I would like to propose that the truly great leaders are what I term Pragmatic Visionaries; a mixture of idealism and realism. This requires that they be driven by a keen sense of future possibility and a strong purposeful goal oriented present. How does one arrive at the future destination? I believe through a practical pragmatic approach that is driven by a sense of value and a desire to see their preferred future come about.

Whilst not being the world’s most successful fisherman, a statement I have always enjoyed about leadership is  “Never forget that only dead fish swim with the stream.”  We can always complain about things that aren’t working, a leader however uses influence to make a difference. Leadership requires the art of influence and persuasion to inform people of the better future available and win them over to the practical steps forward proposed. This does require listening, debate and generally some form of compromise to move the crowd forward.

The leaders I have worked for and  respected are those who have clear views about what they believe but are equally comfortable about being challenged and prepared to change their views when intelligent and reasonable arguments for the contrary are countered. What I have observed about these leaders is that they generally all arrive at the future they envisioned but often took a different route. In my opinion Nelson Mandela was also one of these leaders and I think the influence style of a Pragmatic Visionary is best summed up in his words 

“A good leader can engage in debate frankly and thoroughly, knowing that at the end he and the other side must be closer, and thus emerge strongly.

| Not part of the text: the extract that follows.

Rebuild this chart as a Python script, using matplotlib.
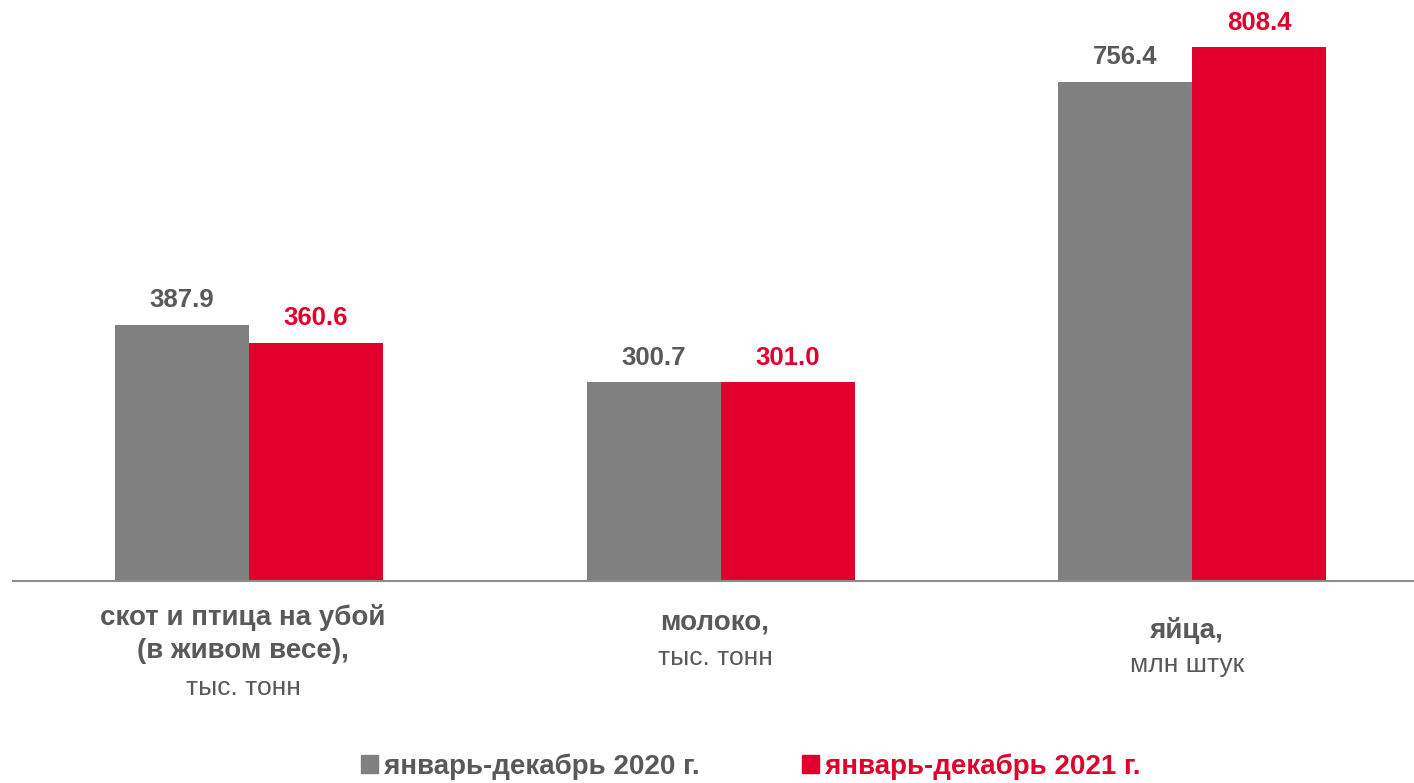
import matplotlib.pyplot as plt
from matplotlib.patches import Patch
import numpy as np

plt.rcParams['font.family'] = ['Liberation Sans', 'DejaVu Sans']

# data
cat_main = ['скот и птица на убой\n(в живом весе),', 'молоко,', 'яйца,']
cat_unit = ['тыс. тонн', 'тыс. тонн', 'млн штук']
vals_2020 = [387.9, 300.7, 756.4]
vals_2021 = [360.6, 301.0, 808.4]
labels_2020 = ['387.9', '300.7', '756.4']
labels_2021 = ['360.6', '301.0', '808.4']
series_names = ['январь-декабрь 2020 г.', 'январь-декабрь 2021 г.']

GRAY = '#808080'
RED = '#E0002B'
TXT = '#595959'

fig = plt.figure(figsize=(14.14, 7.83), dpi=100)
ax = fig.add_axes([0.0092, 0.258, 0.9908, 0.742])

x = np.arange(len(cat_main))
w = 0.284
b1 = ax.bar(x - w / 2, vals_2020, w, color=GRAY)
b2 = ax.bar(x + w / 2, vals_2021, w, color=RED)

for rect, lab in zip(b1, labels_2020):
    ax.annotate(lab, (rect.get_x() + rect.get_width() / 2, rect.get_height()),
                xytext=(0, 9), textcoords='offset points', ha='center', va='bottom',
                fontsize=18.5, fontweight='bold', color=TXT)
for rect, lab in zip(b2, labels_2021):
    ax.annotate(lab, (rect.get_x() + rect.get_width() / 2, rect.get_height()),
                xytext=(0, 9), textcoords='offset points', ha='center', va='bottom',
                fontsize=18.5, fontweight='bold', color=RED)

ax.set_xlim(-0.5, 2.47)
ax.set_ylim(0, 880)
for s in ['top', 'right', 'left']:
    ax.spines[s].set_visible(False)
ax.spines['bottom'].set_color('#8c8c8c')
ax.spines['bottom'].set_linewidth(1.5)
ax.set_xticks([])
ax.set_yticks([])

# category labels (positions in figure pixels from top)
main_y = [634, 622, 631]
unit_y = [688, 658, 665]
for i in range(len(cat_main)):
    xf = (249 + 472 * i - 6) / 1414
    fig.text(xf, 1 - main_y[i] / 783, cat_main[i], ha='center', va='center',
             fontsize=20, fontweight='bold', color=TXT, linespacing=1.33)
    fig.text(xf, 1 - unit_y[i] / 783, cat_unit[i], ha='center', va='center',
             fontsize=19, color=TXT)

handles = [Patch(color=GRAY), Patch(color=RED)]
leg = fig.legend(handles, series_names, loc='center', bbox_to_anchor=(0.531, 0.021),
                 ncol=2, frameon=False, handlelength=0.6, handleheight=0.6,
                 handletextpad=0.22, columnspacing=3.7, borderpad=0,
                 prop={'family': ['Liberation Sans Narrow', 'Liberation Sans'],
                       'weight': 'bold', 'size': 20})
for t, c in zip(leg.get_texts(), [TXT, RED]):
    t.set_color(c)

fig.savefig('out.png', dpi=100)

You don’t have that idea when you are arrogant, superficial and uninformed.”



Why are you Learning?

Leadership and Learning are often mentioned in the same breath. Leaders are Learners, Leaders are Readers, Leadership and Learning are Indispensable to each other (JFK) and so on. What motivates us to learn though? Is it because we truly want to grow and be more effective for personal reasons or is it because we need to be seen as “The Leader” and to do so means we need to stay ahead of our followers.

Goal Orientation Theory proposes that we learn for learning’s sake or for performance reasons. If we engage in learning to look like we are competent we tend to only look for those opportunities that will reinforce this view of ourselves. Obviously the advantage is that we will gain a reputation for expertise in certain fields and even among certain colleagues. The obvious disadvantage is that we never place ourselves in positions where we may fail, look incompetent or be completely outside our comfort zone…thus avoiding a place that is ripe for learning. Seeking opportunities that extend our thinking and challenge our practice are more in line with a learning orientation; an orientation that will aid our growth as individuals…and possibly provide some great stories in years to come.

Leaders are required to appear at least vaguely competent and display a level of skill & knowledge that demonstrates a certain sophistication. The motivation to be solely performance oriented in our learning is a trap that can become too easy to fall into. To truly be in a position to lead, inspire and extend those who follow, requires that we too sit in a place where we are not the experts and risk being uncomfortable. Great leaders are those who seek to learn and recognize that this will involve a time of uncertainty. As Winston Churchill once commented “I am always ready to learn, although I do not always like being taught.”